--- Work to do ---
Read the listing below and copy out every line that holds "this".

[Entries taken from a collection]
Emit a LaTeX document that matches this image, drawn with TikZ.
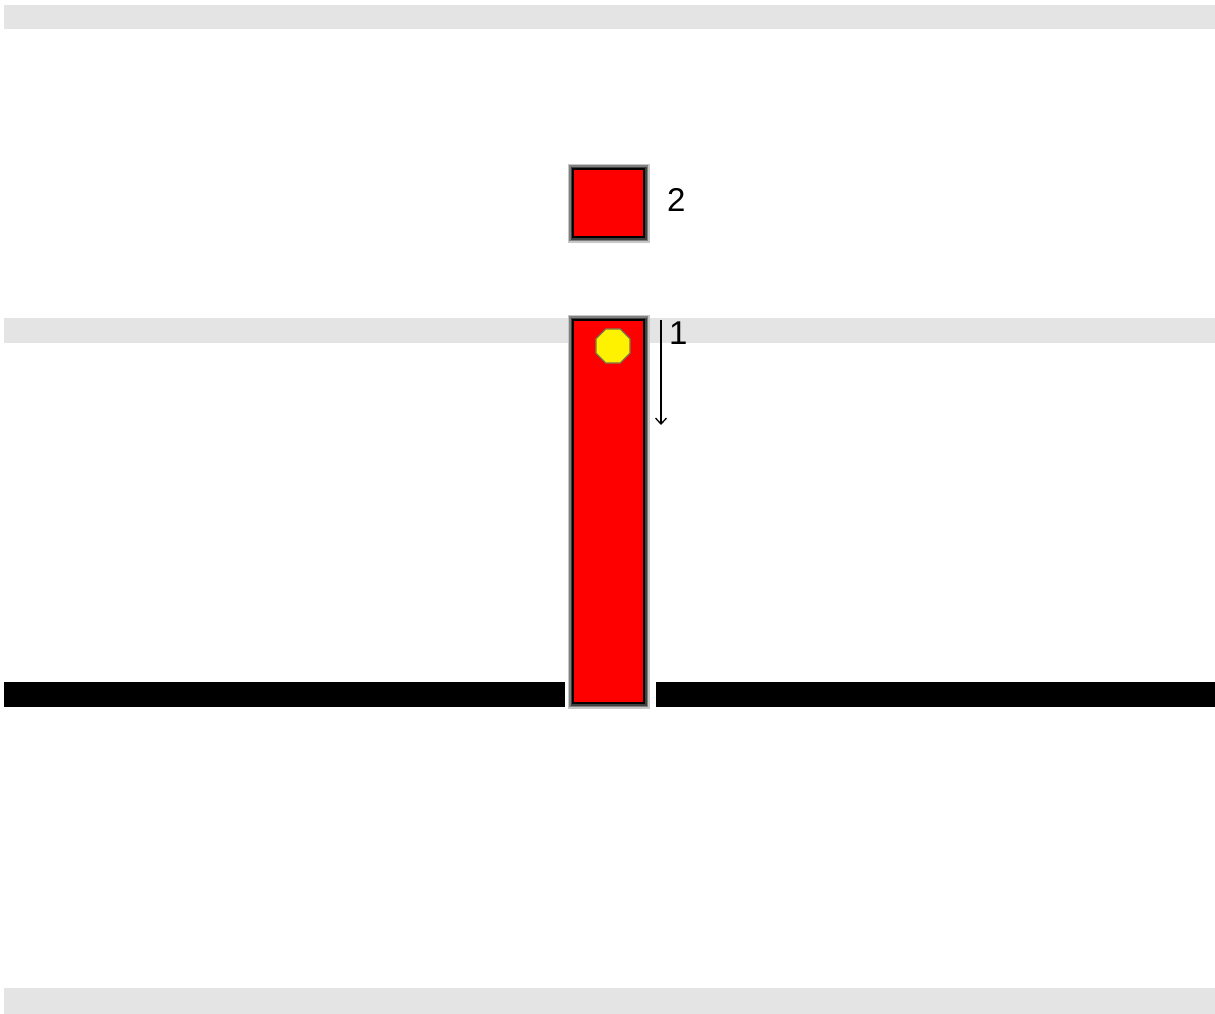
\documentclass[tikz,border=0pt]{standalone}
\usepackage{fontspec}
\setmainfont{Liberation Sans}
\usetikzlibrary{shapes.geometric,arrows.meta}
\definecolor{band}{HTML}{E4E4E4}
\tikzset{
  x=1pt, y=-1pt,
  bandstyle/.style={fill=band, draw=none},
  redbox/.style={draw=black, line width=2.5pt, fill=red, inner sep=0pt, outer sep=0pt},
  halo/.style={draw=black!22, line width=11pt},
  halomid/.style={draw=black!50, line width=8pt},
  haloin/.style={draw=black!75, line width=5pt},
  floorline/.style={fill=black, draw=none},
  lbl/.style={font=\fontsize{33}{36}\selectfont, inner sep=0pt, anchor=west},
  ball/.style={regular polygon, regular polygon sides=8, draw=black!60!yellow, line width=1.2pt, fill=yellow, minimum size=37pt, inner sep=0pt}
}
\begin{document}
\begin{tikzpicture}
\useasboundingbox (0,0) rectangle (1215,1014);
\fill[white] (0,0) rectangle (1215,1014);
% bands
\fill[bandstyle] (4,5) rectangle (1215,29);
\fill[bandstyle] (4,318) rectangle (1215,343);
\fill[bandstyle] (4,988) rectangle (1215,1014);
% floor line
\fill[floorline] (4,682) rectangle (565,707);
\fill[floorline] (656,682) rectangle (1215,707);
% halos (blurred shadow look)
\foreach \s in {halo,halomid,haloin}{
  \draw[\s] (573,169) rectangle (644,237);
  \draw[\s] (573,320) rectangle (644,703);
}
% square 2
\draw[redbox] (573,169) rectangle (644,237);
\node[lbl] (two) at (667,200) {2};
% bar
\draw[redbox] (573,320) rectangle (644,703);
\node[ball] (ball) at (613,346) {};
% arrow
\coordinate (aStart) at (661,320);
\coordinate (aEnd) at (661,425);
\draw[line width=1.3pt, -{Straight Barb[length=6pt,width=11pt]}] (aStart) -- (aEnd);
\node[lbl] (one) at (669,333) {1};
\end{tikzpicture}
\end{document}
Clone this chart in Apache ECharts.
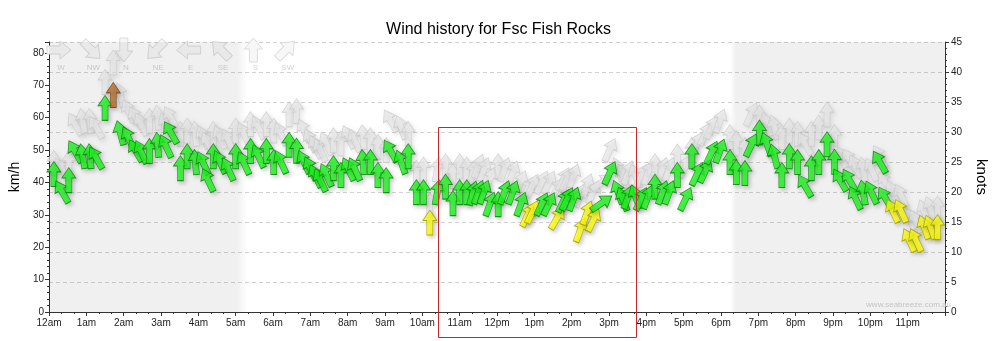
<!DOCTYPE html>
<html><head><meta charset="utf-8">
<script src="https://cdn.jsdelivr.net/npm/echarts@6/dist/echarts.min.js"></script>
<style>html,body{margin:0;padding:0;background:#fff}#c{width:997px;height:341px}</style>
</head><body><div id="c"></div>
<script>
const hourLabels = ['12am','1am','2am','3am','4am','5am','6am','7am','8am','9am','10am','11am','12pm','1pm','2pm','3pm','4pm','5pm','6pm','7pm','8pm','9pm','10pm','11pm'];
const kmhTicks = [0,10,20,30,40,50,60,70,80];
const knotTicks = [0,5,10,15,20,25,30,35,40,45];
// time of each reading (hours after midnight)
const times = [
0.13,0.35,0.53,0.70,0.90,1.10,1.26,1.50,1.72,1.91,2.13,2.32,2.47,2.69,2.91,3.13,3.26,3.52,3.70,3.92,4.13,4.26,4.40,
4.58,4.80,5.00,5.22,5.40,5.61,5.82,6.02,6.21,6.43,6.63,6.83,7.00,7.14,7.27,7.43,7.62,7.82,8.02,8.19,8.41,8.61,8.81,9.03,9.15,
9.43,9.62,9.84,10.03,10.20,10.40,10.62,10.82,11.00,11.19,11.35,11.50,11.65,11.81,12.03,12.20,12.42,12.64,12.82,12.95,13.20,13.39,13.61,13.78,
13.88,14.05,14.23,14.41,14.58,14.80,15.02,15.24,15.37,15.51,15.71,15.86,16.04,16.23,16.43,16.61,16.83,17.05,17.22,17.36,17.58,17.75,17.97,18.24,18.41,
18.64,18.81,19.03,19.23,19.43,19.63,19.83,20.05,20.25,20.42,20.62,20.84,21.04,21.19,21.44,21.60,21.81,22.03,22.25,22.40,22.60,22.82,23.04,23.22,23.44,23.61,23.80];
// average wind speed, km/h
const speeds = [
42.6,37.1,40.7,49.5,48.1,48.1,47.6,63.0,67.0,55.3,53.7,49.8,49.4,49.7,51.6,51.2,55.4,44.4,48.1,46.3,46.0,40.7,48.1,
46.3,44.1,48.1,46.0,49.7,48.1,49.7,46.3,46.3,51.6,49.8,46.3,44.4,42.0,40.7,42.3,44.4,42.3,44.1,44.1,46.3,46.3,42.3,40.7,49.7,
46.3,48.1,37.0,37.0,27.6,37.0,38.7,33.6,37.0,37.0,36.7,37.0,37.0,33.3,33.3,36.9,36.9,33.3,29.9,30.9,33.3,33.3,29.0,34.3,
34.9,34.9,25.3,30.6,28.4,33.6,42.9,37.0,34.9,35.5,35.6,34.9,35.5,38.7,36.9,36.9,42.3,34.9,48.1,42.6,43.5,49.2,49.7,46.3,43.2,
42.9,51.5,55.4,51.8,48.1,42.3,48.1,46.3,38.9,44.4,46.3,51.8,46.4,40.7,40.7,35.2,36.9,36.9,46.3,35.2,31.2,31.2,22.2,22.2,26.2,26.2,26.2];
// gust speed, km/h
const gusts = [
46,44,46,58,59,59,57,71,77,67,62,60,58,59,60,58,60,55,56,55,54,52,55,
54,53,56,55,58,57,58,56,55,61,62,56,53,51,50,52,53,52,54,53,54,53,51,50,59,
57,55,43,44,33,44,45,42,45,44,43,45,44,41,45,44,43,40,38,39,40,40,38,41,
41,42,36,39,37,40,50,44,42,43,42,42,43,45,44,44,48,45,50,52,55,57,59,54,52,
50,61,60,58,57,54,56,55,52,55,57,61,54,48,47,45,44,44,48,40,37,36,29,28,31,32,32];
// wind direction (degrees, blowing from)
const dirs = [
180,150,180,150,170,175,150,180,180,165,155,150,155,180,175,155,150,180,180,175,155,155,180,
155,155,180,155,180,155,180,180,155,180,180,155,155,155,155,155,180,180,155,155,175,180,180,180,150,
160,180,180,180,180,190,180,180,180,180,195,200,200,200,180,200,200,200,205,205,205,205,210,205,
205,200,200,200,205,235,205,160,160,200,160,205,200,180,200,200,180,205,180,205,205,205,200,180,180,
180,205,180,160,165,180,180,180,150,180,180,180,180,150,150,155,170,155,150,150,155,155,155,155,160,160,180];
const compassLabels = ['W','NW','N','NE','E','SE','S','SW'];
const compassFrom = [270,315,0,45,90,135,180,225];
const nightBands = [[0,5.3],[18.25,24]];
const highlightHours = [10.43,15.73];
const highlightTopKmh = 57.1;

const KN = 1.852;
const arrowPath = 'path://M7,0L14,10L10,10L10,24L4,24L4,10L0,10Z';
function colourFor(v){
  const kn = v / KN;
  if (kn >= 35) return ['#b86e2c','#6a3a12'];
  if (kn < 17.5) return ['#ffff10','#9c9a00'];
  return ['#1ef81e','#0b7a0b'];
}
const windData = times.map((t,i)=>{
  const c = colourFor(speeds[i]);
  return {value:[t,speeds[i]], symbolRotate: -((dirs[i]+180)%360),
    itemStyle:{color:c[0], borderColor:c[1]}};
});
const gustData = times.map((t,i)=>({value:[t,gusts[i]], symbolRotate: -((dirs[i]+180)%360)}));

const chart = echarts.init(document.getElementById('c'), null, {renderer:'canvas'});
const font = 'Liberation Sans, Arial, sans-serif';
const bandGrad = (dir)=> new echarts.graphic.LinearGradient(0,0,1,0, dir==='out'
  ? [{offset:0,color:'rgba(0,0,0,0.06)'},{offset:0.95,color:'rgba(0,0,0,0.06)'},{offset:1,color:'rgba(0,0,0,0)'}]
  : [{offset:0,color:'rgba(0,0,0,0)'},{offset:0.025,color:'rgba(0,0,0,0.06)'},{offset:1,color:'rgba(0,0,0,0.06)'}]);

function buildGraphics(extra){
  const els = [];
  compassLabels.forEach((lab,i)=>{
    const cx = 59 + i*32.4;
    const heading = (compassFrom[i]+180)%360;
    els.push({id:'ca'+i, type:'polygon', x:cx, y:50, rotation: -heading*Math.PI/180, z:1, silent:true,
      shape:{points:[[0,-12],[9,-1],[4,-1],[4,12],[-4,12],[-4,-1],[-9,-1]]},
      style:{fill:'#f7f7f7', stroke:'#dcdcdc', lineWidth:1}});
    els.push({id:'cl'+i, type:'text', x:cx+2, y:68, z:1, silent:true,
      style:{text:lab, fill:'#d4d4d4', font:'8px '+font, textAlign:'center', textVerticalAlign:'middle'}});
  });
  return els.concat(extra||[]);
}

const option = {
  animation:false,
  backgroundColor:'#fff',
  title:{text:'Wind history for Fsc Fish Rocks', left:'center', top:17,
    textStyle:{fontFamily:font, fontSize:16, fontWeight:'normal', color:'#000'}},
  grid:{left:47, right:42, top:42, bottom:29, containLabel:false},
  xAxis:{type:'value', min:0, max:24, interval:1,
    axisLine:{show:true, lineStyle:{color:'#333'}},
    axisTick:{show:true, length:4, lineStyle:{color:'#333'}},
    minorTick:{show:true, splitNumber:3, length:2, lineStyle:{color:'#333'}},
    splitLine:{show:false},
    axisLabel:{fontFamily:font, fontSize:10, color:'#222', margin:6, showMaxLabel:false,
      formatter:(v)=> hourLabels[Math.round(v)] !== undefined && Math.abs(v-Math.round(v))<1e-6 ? hourLabels[Math.round(v)] : ''}},
  yAxis:[
    {type:'value', min:0, max:45*KN, interval:10, position:'left',
      name:'km/h', nameLocation:'middle', nameGap:19, nameRotate:90,
      nameTextStyle:{fontFamily:font, fontSize:14, color:'#000'},
      axisLine:{show:true, lineStyle:{color:'#333'}},
      axisTick:{show:true, length:4, lineStyle:{color:'#333'}},
      minorTick:{show:true, splitNumber:5, length:2, lineStyle:{color:'#333'}},
      splitLine:{show:false},
      axisLabel:{fontFamily:font, fontSize:10, color:'#222', margin:5, showMaxLabel:false,
        formatter:(v)=> kmhTicks.includes(Math.round(v)) && Math.abs(v-Math.round(v))<1e-6 ? String(Math.round(v)) : ''}},
    {type:'value', min:0, max:45, interval:5, position:'right',
      name:'knots', nameLocation:'middle', nameGap:29, nameRotate:-90,
      nameTextStyle:{fontFamily:font, fontSize:15, color:'#000'},
      axisLine:{show:true, lineStyle:{color:'#333'}},
      axisTick:{show:true, length:4, lineStyle:{color:'#333'}},
      minorTick:{show:true, splitNumber:5, length:2, lineStyle:{color:'#333'}},
      splitLine:{show:true, lineStyle:{color:'#d2d2d2', type:[4,3], width:1}},
      axisLabel:{fontFamily:font, fontSize:10, color:'#222', margin:6,
        formatter:(v)=> knotTicks.includes(v) ? String(v) : ''}}
  ],
  series:[
    {type:'line', data:[], z:0, silent:true,
      markArea:{silent:true, data: nightBands.map((b,i)=>[
        {xAxis:b[0], itemStyle:{color: bandGrad(i===0?'out':'in')}}, {xAxis:b[1]}])}},
    {name:'gust', type:'scatter', yAxisIndex:0, z:2, data:gustData, symbol:arrowPath, symbolSize:[14,25],
      itemStyle:{color:'rgba(232,232,232,0.85)', borderColor:'rgba(200,200,200,0.9)', borderWidth:0.8,
        shadowBlur:4, shadowOffsetX:2, shadowOffsetY:2, shadowColor:'rgba(0,0,0,0.12)'}},
    {name:'wind', type:'scatter', yAxisIndex:0, z:3, data:windData, symbol:arrowPath, symbolSize:[14,25],
      itemStyle:{borderWidth:0.8, shadowBlur:4, shadowOffsetX:2, shadowOffsetY:2, shadowColor:'rgba(0,0,0,0.25)'}}
  ],
  graphic: {elements: buildGraphics()}
};
chart.setOption(option);

const x0 = chart.convertToPixel({xAxisIndex:0}, highlightHours[0]);
const x1 = chart.convertToPixel({xAxisIndex:0}, highlightHours[1]);
const yTop = chart.convertToPixel({yAxisIndex:0}, highlightTopKmh);
const L = Math.round(x0)+0.5, R = Math.round(x1)+0.5, T = Math.round(yTop)+0.5, B = 337.5;
chart.setOption({graphic: {elements: buildGraphics([
  {id:'hl', type:'polygon', z:100, zlevel:0, silent:true,
    shape:{points:[[L,T],[R,T],[R,B],[L,B]]},
    style:{fill:'rgba(0,0,0,0)', stroke:'rgb(200,38,44)', lineWidth:1}},
  {id:'wm', type:'text', z:10, silent:true, right:46, top:301,
    style:{text:'www.seabreeze.com.au', fill:'#c4c4c4', font:'8px '+font}}
])}});
</script>
</body></html>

--- Answer below ---
Emit a LaTeX document that matches this image, drawn with TikZ.
Clone this chart in Apache ECharts.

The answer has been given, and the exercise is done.